--- START SUPPLIED INFORMATION ---
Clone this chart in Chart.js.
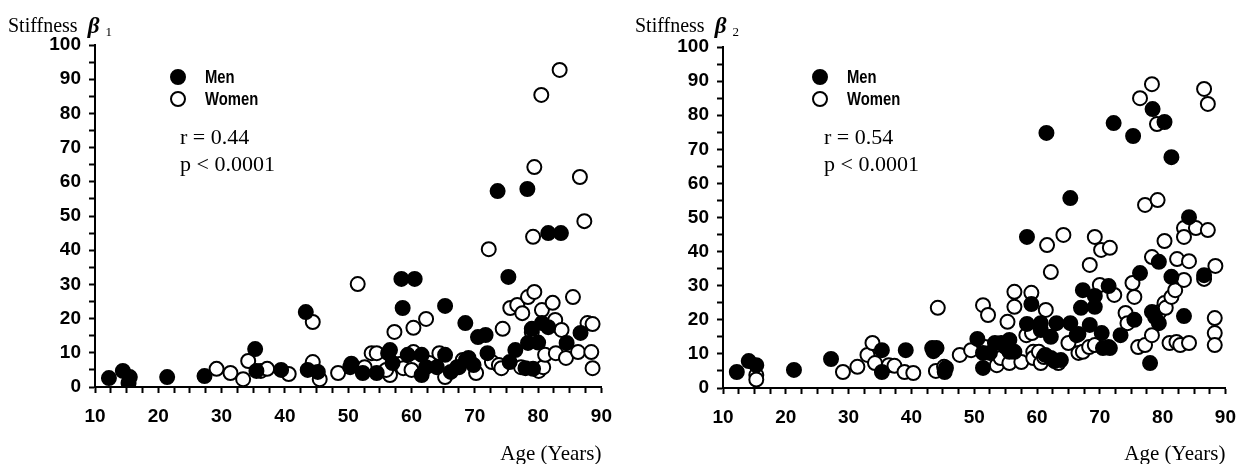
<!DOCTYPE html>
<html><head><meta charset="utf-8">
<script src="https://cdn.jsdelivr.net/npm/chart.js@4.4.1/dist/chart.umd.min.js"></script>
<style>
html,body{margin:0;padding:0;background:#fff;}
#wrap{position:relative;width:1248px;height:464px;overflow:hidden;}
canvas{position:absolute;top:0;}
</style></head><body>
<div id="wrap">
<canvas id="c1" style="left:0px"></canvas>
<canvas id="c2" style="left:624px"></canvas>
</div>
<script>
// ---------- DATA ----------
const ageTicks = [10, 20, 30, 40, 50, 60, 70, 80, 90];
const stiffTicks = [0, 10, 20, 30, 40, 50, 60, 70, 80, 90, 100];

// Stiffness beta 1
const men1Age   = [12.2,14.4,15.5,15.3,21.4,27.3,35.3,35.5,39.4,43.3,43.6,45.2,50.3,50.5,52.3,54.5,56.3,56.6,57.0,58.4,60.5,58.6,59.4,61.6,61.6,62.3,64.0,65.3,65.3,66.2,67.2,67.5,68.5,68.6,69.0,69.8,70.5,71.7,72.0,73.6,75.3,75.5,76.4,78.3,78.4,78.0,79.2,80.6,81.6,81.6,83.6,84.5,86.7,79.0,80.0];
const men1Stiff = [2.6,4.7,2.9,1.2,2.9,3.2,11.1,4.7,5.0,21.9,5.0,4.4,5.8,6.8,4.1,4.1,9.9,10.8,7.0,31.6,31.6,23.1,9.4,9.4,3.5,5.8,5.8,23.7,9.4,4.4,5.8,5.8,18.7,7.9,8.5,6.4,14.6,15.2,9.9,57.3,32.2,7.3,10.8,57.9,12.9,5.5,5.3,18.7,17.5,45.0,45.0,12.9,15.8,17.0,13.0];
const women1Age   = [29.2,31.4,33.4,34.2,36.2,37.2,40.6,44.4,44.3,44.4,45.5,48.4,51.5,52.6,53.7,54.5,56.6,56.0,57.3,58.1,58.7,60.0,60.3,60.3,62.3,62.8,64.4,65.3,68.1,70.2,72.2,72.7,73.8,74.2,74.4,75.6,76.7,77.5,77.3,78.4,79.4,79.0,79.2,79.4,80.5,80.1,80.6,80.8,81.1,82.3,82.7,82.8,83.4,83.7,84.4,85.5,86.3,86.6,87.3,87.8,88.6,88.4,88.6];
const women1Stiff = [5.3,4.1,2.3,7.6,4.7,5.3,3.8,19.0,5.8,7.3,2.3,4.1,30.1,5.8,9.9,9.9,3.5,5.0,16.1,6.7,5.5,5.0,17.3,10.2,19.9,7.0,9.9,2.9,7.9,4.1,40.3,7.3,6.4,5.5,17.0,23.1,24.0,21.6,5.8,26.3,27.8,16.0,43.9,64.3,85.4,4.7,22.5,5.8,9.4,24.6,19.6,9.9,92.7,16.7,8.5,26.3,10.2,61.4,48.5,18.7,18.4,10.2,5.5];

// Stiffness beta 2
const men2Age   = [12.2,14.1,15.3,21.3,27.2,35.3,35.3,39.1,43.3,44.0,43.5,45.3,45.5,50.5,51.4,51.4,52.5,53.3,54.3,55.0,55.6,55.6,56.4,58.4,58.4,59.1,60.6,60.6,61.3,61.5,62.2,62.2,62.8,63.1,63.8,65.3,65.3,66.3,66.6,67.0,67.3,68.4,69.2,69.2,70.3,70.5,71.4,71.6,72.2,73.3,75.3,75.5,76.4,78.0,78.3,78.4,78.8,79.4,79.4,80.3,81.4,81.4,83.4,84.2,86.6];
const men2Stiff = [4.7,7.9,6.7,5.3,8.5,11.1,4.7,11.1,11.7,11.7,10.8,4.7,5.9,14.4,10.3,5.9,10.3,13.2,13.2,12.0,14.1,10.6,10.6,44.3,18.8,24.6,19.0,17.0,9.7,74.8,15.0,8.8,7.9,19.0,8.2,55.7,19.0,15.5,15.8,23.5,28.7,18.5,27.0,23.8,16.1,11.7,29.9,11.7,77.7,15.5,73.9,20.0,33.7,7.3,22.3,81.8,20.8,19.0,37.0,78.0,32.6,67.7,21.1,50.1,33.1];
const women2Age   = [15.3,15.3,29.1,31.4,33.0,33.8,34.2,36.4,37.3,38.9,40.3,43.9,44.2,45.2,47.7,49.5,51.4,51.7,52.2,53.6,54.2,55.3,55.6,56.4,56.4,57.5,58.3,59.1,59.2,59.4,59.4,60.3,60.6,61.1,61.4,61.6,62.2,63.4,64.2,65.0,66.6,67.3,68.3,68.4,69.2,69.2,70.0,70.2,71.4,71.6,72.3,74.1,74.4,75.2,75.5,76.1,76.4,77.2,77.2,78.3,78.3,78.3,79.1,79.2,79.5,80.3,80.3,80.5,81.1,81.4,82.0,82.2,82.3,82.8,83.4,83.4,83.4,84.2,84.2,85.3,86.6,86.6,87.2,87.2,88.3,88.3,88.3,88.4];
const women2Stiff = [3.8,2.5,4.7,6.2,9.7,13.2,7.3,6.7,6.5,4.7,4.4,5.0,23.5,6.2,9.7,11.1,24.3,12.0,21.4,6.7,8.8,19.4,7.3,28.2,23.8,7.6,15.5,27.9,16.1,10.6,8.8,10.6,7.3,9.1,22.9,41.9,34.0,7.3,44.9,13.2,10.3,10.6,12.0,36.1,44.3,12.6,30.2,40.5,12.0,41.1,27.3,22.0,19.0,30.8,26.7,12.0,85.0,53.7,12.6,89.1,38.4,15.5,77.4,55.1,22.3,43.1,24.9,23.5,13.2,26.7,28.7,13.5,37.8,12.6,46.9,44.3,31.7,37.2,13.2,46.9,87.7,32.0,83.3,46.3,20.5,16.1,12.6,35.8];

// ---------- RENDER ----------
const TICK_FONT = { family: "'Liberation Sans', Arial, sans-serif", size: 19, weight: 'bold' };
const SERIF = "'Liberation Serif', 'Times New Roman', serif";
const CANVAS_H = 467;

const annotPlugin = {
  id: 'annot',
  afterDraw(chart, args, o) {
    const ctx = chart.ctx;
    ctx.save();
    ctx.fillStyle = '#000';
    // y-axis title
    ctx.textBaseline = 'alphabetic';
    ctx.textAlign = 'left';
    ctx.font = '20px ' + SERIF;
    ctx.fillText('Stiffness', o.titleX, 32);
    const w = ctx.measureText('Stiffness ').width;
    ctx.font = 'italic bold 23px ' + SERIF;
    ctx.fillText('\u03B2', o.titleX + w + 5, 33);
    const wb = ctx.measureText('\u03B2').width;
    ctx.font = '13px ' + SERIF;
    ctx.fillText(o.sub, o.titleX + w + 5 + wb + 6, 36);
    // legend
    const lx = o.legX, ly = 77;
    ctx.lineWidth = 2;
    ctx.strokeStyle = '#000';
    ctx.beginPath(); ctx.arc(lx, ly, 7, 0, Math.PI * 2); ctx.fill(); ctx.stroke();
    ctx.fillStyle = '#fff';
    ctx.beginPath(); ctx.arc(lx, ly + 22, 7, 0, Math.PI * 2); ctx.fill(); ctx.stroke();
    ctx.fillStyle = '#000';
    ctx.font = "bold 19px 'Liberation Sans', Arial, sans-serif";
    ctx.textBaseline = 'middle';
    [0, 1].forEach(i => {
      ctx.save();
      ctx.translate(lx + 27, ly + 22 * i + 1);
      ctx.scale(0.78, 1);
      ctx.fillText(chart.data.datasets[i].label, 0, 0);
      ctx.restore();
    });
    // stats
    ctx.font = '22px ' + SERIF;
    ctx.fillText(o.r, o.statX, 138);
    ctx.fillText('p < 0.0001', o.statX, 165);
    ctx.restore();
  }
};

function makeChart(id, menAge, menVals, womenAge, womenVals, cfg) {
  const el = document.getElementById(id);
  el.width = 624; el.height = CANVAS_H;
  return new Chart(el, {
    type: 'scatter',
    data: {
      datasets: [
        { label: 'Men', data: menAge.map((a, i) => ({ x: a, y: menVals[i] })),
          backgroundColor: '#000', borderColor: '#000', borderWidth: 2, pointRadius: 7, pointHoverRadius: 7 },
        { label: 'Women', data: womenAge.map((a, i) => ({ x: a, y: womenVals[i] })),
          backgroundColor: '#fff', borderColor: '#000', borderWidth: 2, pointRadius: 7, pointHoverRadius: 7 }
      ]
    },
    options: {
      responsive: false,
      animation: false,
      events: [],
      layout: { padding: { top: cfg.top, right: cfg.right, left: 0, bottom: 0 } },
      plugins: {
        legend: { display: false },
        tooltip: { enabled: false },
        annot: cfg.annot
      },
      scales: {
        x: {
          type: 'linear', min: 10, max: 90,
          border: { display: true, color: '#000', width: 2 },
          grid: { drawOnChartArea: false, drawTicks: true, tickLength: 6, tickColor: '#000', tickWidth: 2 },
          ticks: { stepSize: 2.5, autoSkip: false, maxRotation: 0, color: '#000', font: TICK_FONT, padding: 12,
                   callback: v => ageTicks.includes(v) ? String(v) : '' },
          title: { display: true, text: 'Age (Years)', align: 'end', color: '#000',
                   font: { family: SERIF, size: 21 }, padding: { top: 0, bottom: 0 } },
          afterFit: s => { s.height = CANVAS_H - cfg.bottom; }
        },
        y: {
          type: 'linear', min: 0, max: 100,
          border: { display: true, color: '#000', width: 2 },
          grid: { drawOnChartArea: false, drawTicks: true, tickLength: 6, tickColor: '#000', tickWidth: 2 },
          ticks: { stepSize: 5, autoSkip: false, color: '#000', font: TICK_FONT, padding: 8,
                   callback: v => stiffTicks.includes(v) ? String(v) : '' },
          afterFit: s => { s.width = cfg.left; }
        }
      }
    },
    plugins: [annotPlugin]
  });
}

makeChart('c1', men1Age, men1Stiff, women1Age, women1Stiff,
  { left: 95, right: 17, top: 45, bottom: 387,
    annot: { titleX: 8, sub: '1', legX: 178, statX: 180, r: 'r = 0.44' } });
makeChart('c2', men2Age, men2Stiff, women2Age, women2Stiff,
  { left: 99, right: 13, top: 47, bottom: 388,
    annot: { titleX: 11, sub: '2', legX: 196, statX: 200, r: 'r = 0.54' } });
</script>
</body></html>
--- END SUPPLIED INFORMATION ---
▶ **EXERCISE DESCRIPTION**:
Repeat the listing above up to and including the line with "80, 90, 100];", starting from its first line. Drop any pictures.

▶ **RESULT BELOW**:
Clone this chart in Chart.js.
<!DOCTYPE html>
<html><head><meta charset="utf-8">
<script src="https://cdn.jsdelivr.net/npm/chart.js@4.4.1/dist/chart.umd.min.js"></script>
<style>
html,body{margin:0;padding:0;background:#fff;}
#wrap{position:relative;width:1248px;height:464px;overflow:hidden;}
canvas{position:absolute;top:0;}
</style></head><body>
<div id="wrap">
<canvas id="c1" style="left:0px"></canvas>
<canvas id="c2" style="left:624px"></canvas>
</div>
<script>
// ---------- DATA ----------
const ageTicks = [10, 20, 30, 40, 50, 60, 70, 80, 90];
const stiffTicks = [0, 10, 20, 30, 40, 50, 60, 70, 80, 90, 100];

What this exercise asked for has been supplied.